You know what the hardest part of climbing a mountain is? It’s going back down.
Oh, sure, climbing up the mountain will take up most of your stamina and all, but you forget to factor in that once you go back down the mountain, gravity is pushing you down and sometimes you don’t factor in the emotional turmoil.
Yep, I was crying all the way back down. And it was more of a mental than physical journey.
This was back in August of 2019 in Stavanger, Norway. The mountain was called Kjerag and it was famous for a giant rock that was seemingly glued between two ledges.
And it had just rained moments ago, but it didn’t stop the daring hikers to put two feet on the rock and declared themselves “King of Hill.”
Thankfully, no one ever slipped or fell from that rock and I have to hand it down to most of the German-speaking hikers and a bit of my dad who ventured onto that rock.
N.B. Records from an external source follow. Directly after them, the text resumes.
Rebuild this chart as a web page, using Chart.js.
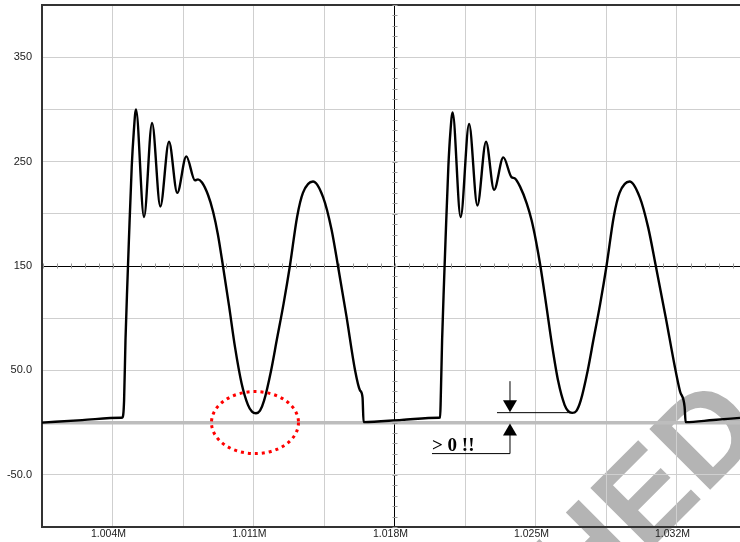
<!DOCTYPE html>
<html>
<head>
<meta charset="utf-8">
<script src="https://cdn.jsdelivr.net/npm/chart.js"></script>
<style>
  html, body { margin: 0; padding: 0; background: #fff; }
  #wrap { width: 740px; height: 542px; }
</style>
</head>
<body>
<div id="wrap"><canvas id="scope"></canvas></div>
<script>
// Signal trace, x in thousands (1004 -> 1.004M)
const xValues = [
  1000.475, 1002.47, 1004.40, 1004.47, 1004.55, 1004.62, 1004.72, 1004.79, 1004.93, 1005.03, 1005.14,
  1005.54, 1005.94, 1006.35, 1006.78, 1007.19, 1007.64, 1008.07, 1008.22, 1008.42,
  1008.72, 1008.97, 1009.21, 1009.46, 1009.76, 1010.06, 1010.38, 1010.70, 1010.90,
  1011.10, 1011.30, 1011.50, 1011.85, 1012.14, 1012.47, 1012.79, 1013.14, 1013.43,
  1013.93, 1014.43, 1014.85, 1015.17, 1015.59, 1016.02, 1016.26,
  1016.39, 1016.44, 1018.34, 1020.17,
  1020.24, 1020.27, 1020.34, 1020.44, 1020.51, 1020.65, 1020.75, 1020.86,
  1021.26, 1021.68, 1022.09, 1022.52, 1022.92, 1023.38, 1023.79, 1023.94, 1024.21,
  1024.54, 1024.78, 1025.00, 1025.22, 1025.50, 1025.80, 1026.10, 1026.42, 1026.60,
  1026.80, 1027.00, 1027.22, 1027.57, 1027.86, 1028.19, 1028.51, 1028.86, 1029.15,
  1029.65, 1030.15, 1030.57, 1030.95, 1031.45, 1031.88, 1032.15,
  1032.38, 1032.43, 1033.80, 1035.13
];
const yValues = [
  0, 2.4, 4.7, 4.8, 21, 79, 137, 175, 245, 278, 300,
  197, 287, 207, 269, 220, 255, 232, 233, 230,
  218, 202, 180, 150, 112, 72, 38, 17, 10.5,
  9, 11.5, 21, 50, 80, 114, 151, 197, 220,
  231, 216, 185, 150, 102, 50, 31,
  24, 0.5, 2.65, 4.7,
  4.8, 21, 79, 137, 175, 245, 278, 297,
  197, 286, 208, 269, 223, 254, 235, 234, 226,
  210, 194, 174, 150, 114, 74, 40, 17, 11,
  9.3, 11, 21, 50, 80, 114, 151, 197, 220,
  231, 216, 187, 150, 100, 55, 30,
  15, 0.5, 2.5, 4.5
];

// Axis ticks
const xGridTicks = [1004, 1007.5, 1011, 1014.5, 1018, 1021.5, 1025, 1028.5, 1032];
const xLabelTicks = [1004, 1011, 1018, 1025, 1032];
const yLabelTicks = [350, 250, 150, 50, -50];
const crossX = 1018;
const crossY = 150;

// Annotation anchors (data units)
const ringCenter = { x: 1011.05, y: 0 };
const arrowX = 1023.71;
const gapY = 10;
const noteText = '> 0 !!';
const stampText = 'UNPUBLISHED';

const near = (a, b) => Math.abs(a - b) < 1e-6;

function arrowHead(ctx, x, tipY, dir) {
  ctx.beginPath();
  ctx.moveTo(x, tipY);
  ctx.lineTo(x - 7, tipY - dir * 12);
  ctx.lineTo(x + 7, tipY - dir * 12);
  ctx.closePath();
  ctx.fill();
}

const extras = {
  id: 'extras',
  beforeDraw(chart) {
    const ctx = chart.ctx;
    ctx.save();
    ctx.fillStyle = '#fff';
    ctx.fillRect(0, 0, chart.width, chart.height);
    // watermark
    ctx.translate(768, 432);
    ctx.rotate(-45 * Math.PI / 180);
    ctx.font = 'bold 125px "Liberation Sans", Arial, sans-serif';
    ctx.fillStyle = '#b4b4b4';
    ctx.textAlign = 'right';
    ctx.fillText(stampText, 0, 0);
    ctx.restore();
  },
  beforeDatasetsDraw(chart) {
    const { ctx, chartArea, scales: { x, y } } = chart;
    ctx.save();
    // top border
    ctx.strokeStyle = '#333';
    ctx.lineWidth = 2;
    ctx.beginPath();
    ctx.moveTo(chartArea.left, chartArea.top);
    ctx.lineTo(chartArea.right, chartArea.top);
    ctx.stroke();
    // minor ticks on the cross hair
    const cx = x.getPixelForValue(crossX);
    const cy = y.getPixelForValue(crossY);
    ctx.strokeStyle = '#999';
    ctx.lineWidth = 1;
    ctx.beginPath();
    for (let v = -100; v <= 400; v += 10) {
      const py = Math.round(y.getPixelForValue(v)) + 0.5;
      ctx.moveTo(cx - 2.5, py);
      ctx.lineTo(cx + 2.5, py);
    }
    for (let v = 1000.5; v <= 1035.5; v += 0.7) {
      const px = Math.round(x.getPixelForValue(v)) + 0.5;
      ctx.moveTo(px, cy - 2.5);
      ctx.lineTo(px, cy + 2.5);
    }
    ctx.stroke();
    ctx.restore();
  },
  afterDatasetsDraw(chart) {
    const { ctx, scales: { x, y } } = chart;
    ctx.save();
    // red dotted ring
    ctx.strokeStyle = '#ff0000';
    ctx.lineWidth = 3;
    ctx.setLineDash([3, 4]);
    ctx.beginPath();
    ctx.ellipse(x.getPixelForValue(ringCenter.x), y.getPixelForValue(ringCenter.y), 43.5, 31, 0, 0, Math.PI * 2);
    ctx.stroke();
    ctx.setLineDash([]);

    // gap arrows
    const ax = x.getPixelForValue(arrowX);
    const gy = y.getPixelForValue(gapY);
    const zy = y.getPixelForValue(0);
    ctx.strokeStyle = '#000';
    ctx.fillStyle = '#000';
    ctx.lineWidth = 1;
    ctx.beginPath();
    ctx.moveTo(ax, gy - 31);
    ctx.lineTo(ax, gy - 8);
    ctx.moveTo(ax - 13, gy + 0.5);
    ctx.lineTo(x.getPixelForValue(1026.8), gy + 0.5);
    ctx.moveTo(ax, zy + 12);
    ctx.lineTo(ax, zy + 31);
    ctx.lineTo(ax - 78, zy + 31);
    ctx.stroke();
    arrowHead(ctx, ax, gy, 1);
    arrowHead(ctx, ax, zy + 1, -1);

    ctx.font = 'bold 19px "Liberation Serif", "Times New Roman", serif';
    ctx.textAlign = 'left';
    ctx.textBaseline = 'alphabetic';
    ctx.fillText(noteText, ax - 78, zy + 28);
    ctx.restore();
  }
};

new Chart(document.getElementById('scope'), {
  type: 'line',
  data: {
    datasets: [{
      data: xValues.map((v, i) => ({ x: v, y: yValues[i] })),
      borderColor: '#000',
      borderWidth: 2.4,
      pointRadius: 0,
      cubicInterpolationMode: 'monotone',
      fill: false
    }]
  },
  options: {
    responsive: true,
    maintainAspectRatio: false,
    animation: false,
    layout: { padding: { top: 5, right: 0, left: 0, bottom: 0 } },
    plugins: { legend: { display: false }, tooltip: { enabled: false } },
    scales: {
      x: {
        type: 'linear',
        min: 1000.475,
        max: 1035.13,
        afterBuildTicks: scale => { scale.ticks = xGridTicks.map(v => ({ value: v })); },
        afterFit: scale => { scale.height = 15; scale.paddingLeft = 0; scale.paddingRight = 0; },
        border: { color: '#333', width: 2 },
        grid: {
          drawTicks: false,
          color: ctx => (ctx.tick && near(ctx.tick.value, crossX)) ? '#000' : '#cfcfcf',
          lineWidth: 1
        },
        ticks: {
          autoSkip: false,
          maxRotation: 0,
          padding: 1,
          labelOffset: -4.5,
          color: '#222',
          font: { family: '"Liberation Sans", Arial, sans-serif', size: 10.5 },
          callback: v => xLabelTicks.some(t => near(t, v)) ? (v / 1000).toFixed(3) + 'M' : ''
        }
      },
      y: {
        min: -100,
        max: 400,
        afterFit: scale => { scale.width = 42; scale.paddingTop = 0; scale.paddingBottom = 0; },
        border: { color: '#333', width: 2 },
        grid: {
          drawTicks: false,
          color: ctx => {
            const v = ctx.tick ? ctx.tick.value : null;
            if (v === 0) return '#bdbdbd';
            if (v === crossY) return '#000';
            return '#cfcfcf';
          },
          lineWidth: ctx => (ctx.tick && ctx.tick.value === 0) ? 3.5 : 1
        },
        ticks: {
          stepSize: 50,
          padding: 10,
          color: '#222',
          font: { family: '"Liberation Sans", Arial, sans-serif', size: 11 },
          callback: v => yLabelTicks.includes(v) ? (Math.abs(v) >= 100 ? String(v) : v.toFixed(1)) : ''
        }
      }
    }
  },
  plugins: [extras]
});
</script>
</body>
</html>
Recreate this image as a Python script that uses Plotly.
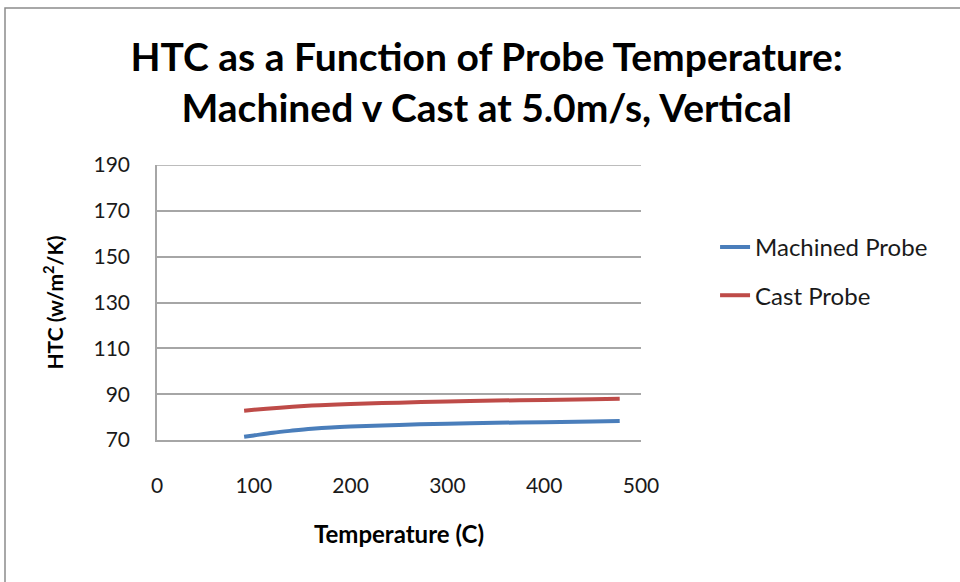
import plotly.graph_objects as go

temperature = [90, 100, 120, 140, 160, 180, 200, 250, 300, 350, 400, 450, 478]
machined = [71.4, 72.0, 73.2, 74.1, 74.9, 75.5, 75.9, 76.6, 77.1, 77.5, 77.8, 78.1, 78.3]
cast = [82.8, 83.2, 83.9, 84.5, 85.0, 85.4, 85.7, 86.3, 86.8, 87.2, 87.5, 87.8, 88.0]

x_ticks = [0, 100, 200, 300, 400, 500]
y_ticks = [70, 90, 110, 130, 150, 170, 190]

FONT = "Lato"
GRID = "#a6a6a6"

fig = go.Figure()
fig.add_trace(go.Scatter(x=temperature, y=machined, mode="lines", name="Machined Probe",
                         line=dict(color="#4a7ebb", width=4, shape="spline"), legendgroup="a"))
fig.add_trace(go.Scatter(x=temperature, y=cast, mode="lines", name="Cast Probe",
                         line=dict(color="#be4b48", width=4, shape="spline"), legendgroup="b"))

fig.update_layout(
    width=960, height=582,
    margin=dict(l=157, r=319, t=165, b=142),
    paper_bgcolor="white", plot_bgcolor="white",
    font=dict(family=FONT, color="#000000"),
    title=dict(text="<b>HTC as a Function of Probe Temperature:<br>Machined v Cast at 5.0m/s, Vertical</b>",
               x=0.507, xanchor="center", y=0.878, yanchor="middle",
               font=dict(family=FONT, size=39, color="#000000")),
    xaxis=dict(range=[0, 500], tickvals=x_ticks, showgrid=False, zeroline=False,
               showline=True, linecolor=GRID, linewidth=1.5,
               ticks="", ticklabelstandoff=26,
               tickfont=dict(family=FONT, size=21, color="#1a1a1a"),
               title=dict(text="<b>Temperature (C)</b>", standoff=30,
                          font=dict(family=FONT, size=24, color="#000000"))),
    yaxis=dict(range=[70, 190], tickvals=y_ticks, showgrid=True, gridcolor=GRID, gridwidth=1.5,
               zeroline=False, showline=True, linecolor=GRID, linewidth=1.5,
               ticks="", ticklabelstandoff=21,
               tickfont=dict(family=FONT, size=21, color="#1a1a1a"),
               title=dict(text="<b>HTC (w/m<sup>2</sup>/K)</b>", standoff=24,
                          font=dict(family=FONT, size=21, color="#000000"))),
    legend=dict(x=1.153, y=0.613, xanchor="left", yanchor="middle",
                font=dict(family=FONT, size=24, color="#1a1a1a"),
                traceorder="grouped", tracegroupgap=14, itemwidth=30,
                bgcolor="rgba(0,0,0,0)"),
    shapes=[
        dict(type="line", xref="paper", yref="y", x0=0, x1=1, y0=y_ticks[-1], y1=y_ticks[-1],
             line=dict(color=GRID, width=1.5), layer="below"),
        dict(type="rect", xref="paper", yref="paper",
             x0=(5 - 157) / 484, x1=(990 - 157) / 484,
             y0=(440 - 600) / 275, y1=(440 - 8) / 275,
             line=dict(color="#8c8c8c", width=1.5), fillcolor="rgba(0,0,0,0)", layer="below"),
    ],
)

fig.write_html("out.html")
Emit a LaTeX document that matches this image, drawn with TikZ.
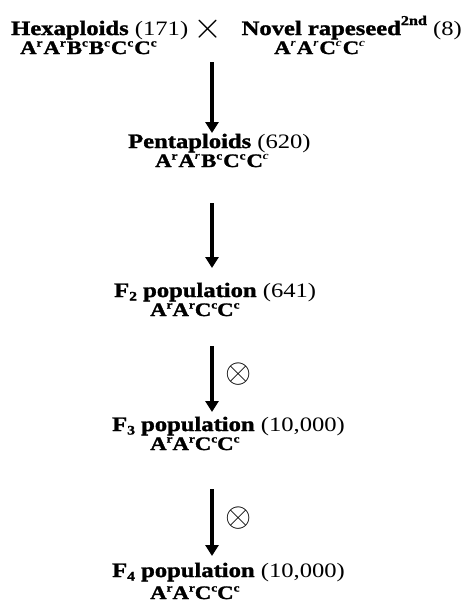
\documentclass[tikz,border=0pt]{standalone}
\usepackage{fontspec}
\setmainfont[FakeStretch=1.2,BoldFeatures={FakeBold=1.5}]{Liberation Serif}
\usetikzlibrary{arrows.meta}
\newcommand{\spt}[1]{\raisebox{7.5pt}{\fontsize{11}{11}\selectfont #1}}
\newcommand{\sbt}[1]{\raisebox{-3.5pt}{\fontsize{13}{13}\selectfont #1}}
\begin{document}
\begin{tikzpicture}[x=1pt,y=-1pt,
  txt/.style={inner sep=0pt,font=\fontsize{20.5}{22}\selectfont},
  gen/.style={inner sep=0pt,font=\fontsize{19}{21}\selectfont\bfseries},
  arr/.style={line width=3.5pt,-{Triangle[width=13pt,length=11pt]}},
  sym/.style={inner sep=0pt}]
\useasboundingbox[fill=white] (0,0) rectangle (468,608);
% top line
\node[txt,anchor=base west] (hexa) at (11,35) {\textbf{Hexaploids} (171)};
\node[sym] (cross) at (208,29) {\fontsize{24}{24}\selectfont\scalebox{1.5}{$\times$}};
\node[txt,anchor=base east] (novel) at (462,35) {\textbf{Novel rapeseed\raisebox{10pt}{\fontsize{13.5}{14}\selectfont 2nd}} (8)};
\node[gen,anchor=base west] (g0) at (20,54) {A\spt{r}\kern1pt A\spt{r}\kern1pt B\spt{c}\kern1pt B\spt{c}\kern1pt C\spt{c}\kern1pt C\spt{c}};
\node[gen,anchor=base west] (g0r) at (274,54) {A\spt{\itshape r}\kern1pt A\spt{\itshape r}\kern1pt C\spt{\itshape c}\kern1pt C\spt{\itshape c}};
% pentaploids
\node[txt,anchor=base west] (penta) at (128,148) {\textbf{Pentaploids} (620)};
\node[gen,anchor=base west] (g1) at (155,167) {A\spt{r}\kern1pt A\spt{\itshape r}\kern1pt B\spt{c}\kern1pt C\spt{c}\kern1pt C\spt{\itshape c}};
% F2
\node[txt,anchor=base west] (f2) at (114,297) {\textbf{F\sbt{2} population} (641)};
\node[gen,anchor=base west] (g2) at (150,316) {A\spt{r}A\spt{r}C\spt{c}C\spt{c}};
% F3
\node[txt,anchor=base west] (f3) at (112,431) {\textbf{F\sbt{3} population} (10,000)};
\node[gen,anchor=base west] (g3) at (150,450) {A\spt{r}A\spt{r}C\spt{c}C\spt{c}};
% F4
\node[txt,anchor=base west] (f4) at (112,577) {\textbf{F\sbt{4} population} (10,000)};
\node[gen,anchor=base west] (g4) at (150,599) {A\spt{r}A\spt{r}C\spt{c}C\spt{c}};
% arrows
\coordinate (a1s) at (212,62);  \coordinate (a1e) at (212,133);
\coordinate (a2s) at (212,203); \coordinate (a2e) at (212,268);
\coordinate (a3s) at (212,346); \coordinate (a3e) at (212,412);
\coordinate (a4s) at (212,489); \coordinate (a4e) at (212,556);
\draw[arr] (a1s) -- (a1e);
\draw[arr] (a2s) -- (a2e);
\draw[arr] (a3s) -- (a3e);
\draw[arr] (a4s) -- (a4e);
\node[sym] (ot1) at (239,374) {\fontsize{24}{24}\selectfont\scalebox{1.35}{$\otimes$}};
\node[sym] (ot2) at (239,518) {\fontsize{24}{24}\selectfont\scalebox{1.35}{$\otimes$}};
\end{tikzpicture}
\end{document}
Anyway back to the crying bit, haha.
Yep, after visiting the famous ledge with my family, I felt this emotional surge running down all over me internally and the only way to unleash it was to cry it all out. Then I had this physical and emotional rush – like a runner’s high except it was more of a hiker’s hike – I plowed through the slopes, the terrains, the streams, and the pastures just to get back to the base.
The sun was going to set in an hour. Surprisingly I was only one of my family to be in the lead. I think my marathon-runner, older brother Jay was just taking this mountain at a leisurely pace, like a walk in the park. I wish I had that attitude and stamina.
I trained for about three months. When I mean training, I just did Jillian Michael’s DVDs and I walked outside on whatever hills were nearby.
Sometime maybe ten years ago or so, at St. Kitts, I did hike with my family and I was so out of shape. It was just a 2.5 uphill hike yet I had major cramps and I lagged behind my caravan of four siblings. Well, not this time in the hike. I gave it my all.
And I did reach the fjord as I ploughed through the rain. (I’ll expand more on this for another time.) But, going downhill was steep and uncertain.
Thankfully, though, I had made it to the finish line.